** START OF Supplied entries **

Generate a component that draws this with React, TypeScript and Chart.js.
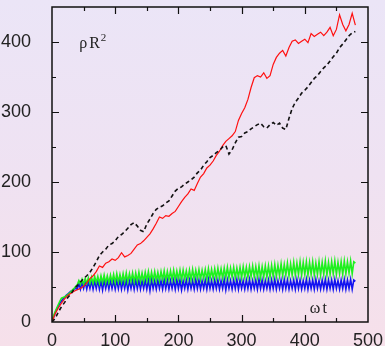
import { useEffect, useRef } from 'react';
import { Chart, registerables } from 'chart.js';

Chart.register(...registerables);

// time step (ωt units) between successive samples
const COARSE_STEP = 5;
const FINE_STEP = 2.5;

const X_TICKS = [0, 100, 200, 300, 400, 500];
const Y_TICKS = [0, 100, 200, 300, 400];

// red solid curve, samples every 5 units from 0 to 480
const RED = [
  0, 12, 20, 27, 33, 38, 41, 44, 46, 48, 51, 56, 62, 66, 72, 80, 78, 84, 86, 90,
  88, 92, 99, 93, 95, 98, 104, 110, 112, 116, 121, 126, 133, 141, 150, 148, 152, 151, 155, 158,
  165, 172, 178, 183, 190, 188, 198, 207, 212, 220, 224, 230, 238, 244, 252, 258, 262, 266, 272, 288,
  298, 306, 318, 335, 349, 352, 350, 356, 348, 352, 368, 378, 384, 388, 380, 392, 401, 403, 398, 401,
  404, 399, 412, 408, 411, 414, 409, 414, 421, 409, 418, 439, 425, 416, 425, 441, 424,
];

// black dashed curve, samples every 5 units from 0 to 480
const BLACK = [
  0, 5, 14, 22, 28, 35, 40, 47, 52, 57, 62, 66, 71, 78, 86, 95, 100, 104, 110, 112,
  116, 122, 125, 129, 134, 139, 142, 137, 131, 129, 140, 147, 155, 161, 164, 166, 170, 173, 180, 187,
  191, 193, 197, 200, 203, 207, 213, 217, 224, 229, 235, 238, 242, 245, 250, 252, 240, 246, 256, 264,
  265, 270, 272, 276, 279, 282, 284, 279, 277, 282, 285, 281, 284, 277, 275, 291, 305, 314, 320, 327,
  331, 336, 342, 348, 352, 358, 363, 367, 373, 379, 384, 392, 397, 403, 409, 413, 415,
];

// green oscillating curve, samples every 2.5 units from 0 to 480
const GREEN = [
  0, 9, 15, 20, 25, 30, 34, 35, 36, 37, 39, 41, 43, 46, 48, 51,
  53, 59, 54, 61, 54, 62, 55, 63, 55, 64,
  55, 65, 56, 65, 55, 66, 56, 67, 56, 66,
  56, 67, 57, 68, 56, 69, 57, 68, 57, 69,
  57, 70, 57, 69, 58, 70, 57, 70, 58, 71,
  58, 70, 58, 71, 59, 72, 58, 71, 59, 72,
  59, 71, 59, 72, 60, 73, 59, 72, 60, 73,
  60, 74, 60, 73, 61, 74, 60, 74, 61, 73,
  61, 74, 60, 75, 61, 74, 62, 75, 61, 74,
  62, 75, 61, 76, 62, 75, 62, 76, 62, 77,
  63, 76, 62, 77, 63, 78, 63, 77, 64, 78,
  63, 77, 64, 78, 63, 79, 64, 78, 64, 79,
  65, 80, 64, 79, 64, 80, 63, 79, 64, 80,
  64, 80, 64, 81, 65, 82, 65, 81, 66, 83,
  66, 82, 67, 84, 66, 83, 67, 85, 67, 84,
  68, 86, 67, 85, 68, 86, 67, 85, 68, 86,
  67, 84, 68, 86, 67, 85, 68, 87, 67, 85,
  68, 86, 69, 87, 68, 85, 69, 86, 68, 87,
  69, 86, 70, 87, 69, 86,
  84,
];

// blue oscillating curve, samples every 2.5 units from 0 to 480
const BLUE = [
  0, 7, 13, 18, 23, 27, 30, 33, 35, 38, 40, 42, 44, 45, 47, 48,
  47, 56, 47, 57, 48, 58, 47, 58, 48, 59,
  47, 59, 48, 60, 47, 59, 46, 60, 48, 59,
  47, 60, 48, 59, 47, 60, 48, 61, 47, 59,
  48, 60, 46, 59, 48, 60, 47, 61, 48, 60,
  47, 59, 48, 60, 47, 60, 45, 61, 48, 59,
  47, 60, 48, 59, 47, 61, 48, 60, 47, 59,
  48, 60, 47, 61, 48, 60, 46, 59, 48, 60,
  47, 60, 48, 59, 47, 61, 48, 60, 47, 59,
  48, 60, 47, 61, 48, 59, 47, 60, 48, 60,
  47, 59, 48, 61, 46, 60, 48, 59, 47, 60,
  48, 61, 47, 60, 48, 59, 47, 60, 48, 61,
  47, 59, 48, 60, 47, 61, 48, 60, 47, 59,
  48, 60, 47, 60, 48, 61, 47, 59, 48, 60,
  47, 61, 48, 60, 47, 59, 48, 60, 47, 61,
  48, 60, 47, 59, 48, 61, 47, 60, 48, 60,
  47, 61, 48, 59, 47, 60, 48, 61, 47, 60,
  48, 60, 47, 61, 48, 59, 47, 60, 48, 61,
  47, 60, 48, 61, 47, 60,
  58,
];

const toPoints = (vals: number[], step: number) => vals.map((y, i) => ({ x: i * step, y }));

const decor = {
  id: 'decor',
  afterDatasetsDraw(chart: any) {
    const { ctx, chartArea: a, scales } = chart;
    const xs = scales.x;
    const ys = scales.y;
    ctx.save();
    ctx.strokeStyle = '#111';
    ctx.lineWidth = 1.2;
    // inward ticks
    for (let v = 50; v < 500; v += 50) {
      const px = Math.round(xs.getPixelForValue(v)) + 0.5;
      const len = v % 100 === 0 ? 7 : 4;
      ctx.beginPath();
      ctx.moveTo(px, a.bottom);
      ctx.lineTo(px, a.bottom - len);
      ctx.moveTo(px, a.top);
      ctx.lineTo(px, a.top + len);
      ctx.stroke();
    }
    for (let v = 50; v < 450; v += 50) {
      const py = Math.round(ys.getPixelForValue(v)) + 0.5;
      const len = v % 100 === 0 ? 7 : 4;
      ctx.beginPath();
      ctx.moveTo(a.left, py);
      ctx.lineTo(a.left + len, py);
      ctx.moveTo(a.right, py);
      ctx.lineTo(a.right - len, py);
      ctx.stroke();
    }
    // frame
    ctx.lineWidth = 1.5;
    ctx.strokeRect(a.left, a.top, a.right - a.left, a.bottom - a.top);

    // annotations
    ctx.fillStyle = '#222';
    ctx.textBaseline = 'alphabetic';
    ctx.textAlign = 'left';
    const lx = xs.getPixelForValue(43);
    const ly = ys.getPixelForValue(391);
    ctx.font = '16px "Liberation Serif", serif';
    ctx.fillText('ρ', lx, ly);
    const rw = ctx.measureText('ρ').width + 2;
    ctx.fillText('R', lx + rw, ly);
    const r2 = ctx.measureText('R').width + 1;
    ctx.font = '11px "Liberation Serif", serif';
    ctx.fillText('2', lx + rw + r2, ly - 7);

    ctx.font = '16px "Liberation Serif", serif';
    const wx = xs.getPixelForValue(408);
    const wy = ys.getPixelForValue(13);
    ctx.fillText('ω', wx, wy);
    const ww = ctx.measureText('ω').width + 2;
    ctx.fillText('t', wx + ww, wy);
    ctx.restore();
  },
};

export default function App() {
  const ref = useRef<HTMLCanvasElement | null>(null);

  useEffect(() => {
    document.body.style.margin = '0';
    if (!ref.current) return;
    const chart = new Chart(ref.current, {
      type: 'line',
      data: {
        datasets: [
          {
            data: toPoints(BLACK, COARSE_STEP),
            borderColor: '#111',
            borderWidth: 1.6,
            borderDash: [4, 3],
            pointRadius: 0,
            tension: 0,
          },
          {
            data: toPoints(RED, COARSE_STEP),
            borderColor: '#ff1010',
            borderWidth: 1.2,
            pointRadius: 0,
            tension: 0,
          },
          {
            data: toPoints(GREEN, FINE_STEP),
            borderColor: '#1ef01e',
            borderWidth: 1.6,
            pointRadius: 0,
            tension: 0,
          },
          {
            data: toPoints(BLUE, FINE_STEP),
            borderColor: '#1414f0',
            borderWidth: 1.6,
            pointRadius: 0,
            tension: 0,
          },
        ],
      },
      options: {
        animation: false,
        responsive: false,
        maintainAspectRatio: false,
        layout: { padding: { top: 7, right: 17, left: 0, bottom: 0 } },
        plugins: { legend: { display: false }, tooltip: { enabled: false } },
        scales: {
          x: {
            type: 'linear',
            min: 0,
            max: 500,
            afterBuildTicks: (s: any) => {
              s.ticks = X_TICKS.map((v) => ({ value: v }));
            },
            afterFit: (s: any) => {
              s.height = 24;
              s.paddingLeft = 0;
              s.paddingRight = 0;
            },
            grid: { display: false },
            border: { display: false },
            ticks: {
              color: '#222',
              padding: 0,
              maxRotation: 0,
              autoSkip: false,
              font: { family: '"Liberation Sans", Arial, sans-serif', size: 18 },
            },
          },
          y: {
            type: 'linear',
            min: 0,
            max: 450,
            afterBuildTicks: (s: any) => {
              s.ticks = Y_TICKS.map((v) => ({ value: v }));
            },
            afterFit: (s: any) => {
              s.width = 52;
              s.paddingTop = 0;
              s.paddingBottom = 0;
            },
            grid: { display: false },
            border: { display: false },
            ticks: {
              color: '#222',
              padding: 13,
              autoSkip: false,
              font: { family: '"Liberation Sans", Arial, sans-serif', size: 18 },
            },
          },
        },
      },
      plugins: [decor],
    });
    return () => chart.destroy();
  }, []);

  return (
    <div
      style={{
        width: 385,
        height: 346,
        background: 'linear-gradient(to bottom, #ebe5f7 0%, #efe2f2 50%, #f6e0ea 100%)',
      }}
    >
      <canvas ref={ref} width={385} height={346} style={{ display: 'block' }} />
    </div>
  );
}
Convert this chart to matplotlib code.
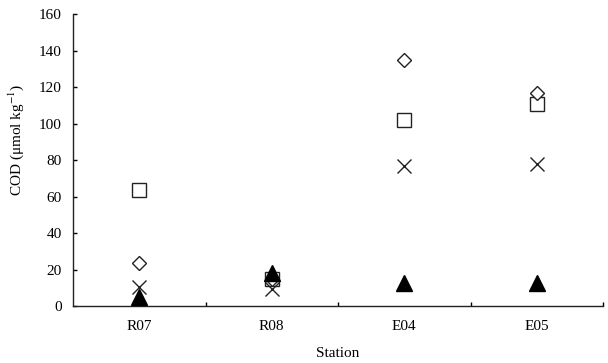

** END OF Supplied entries **

# What to work on
Print the data above verbatim from the first line through the line holding "const Y_TICKS = [0, 100, 200, 300, 400];", leaving every picture out.

# Written response
Generate a component that draws this with React, TypeScript and Chart.js.
import { useEffect, useRef } from 'react';
import { Chart, registerables } from 'chart.js';

Chart.register(...registerables);

// time step (ωt units) between successive samples
const COARSE_STEP = 5;
const FINE_STEP = 2.5;

const X_TICKS = [0, 100, 200, 300, 400, 500];
const Y_TICKS = [0, 100, 200, 300, 400];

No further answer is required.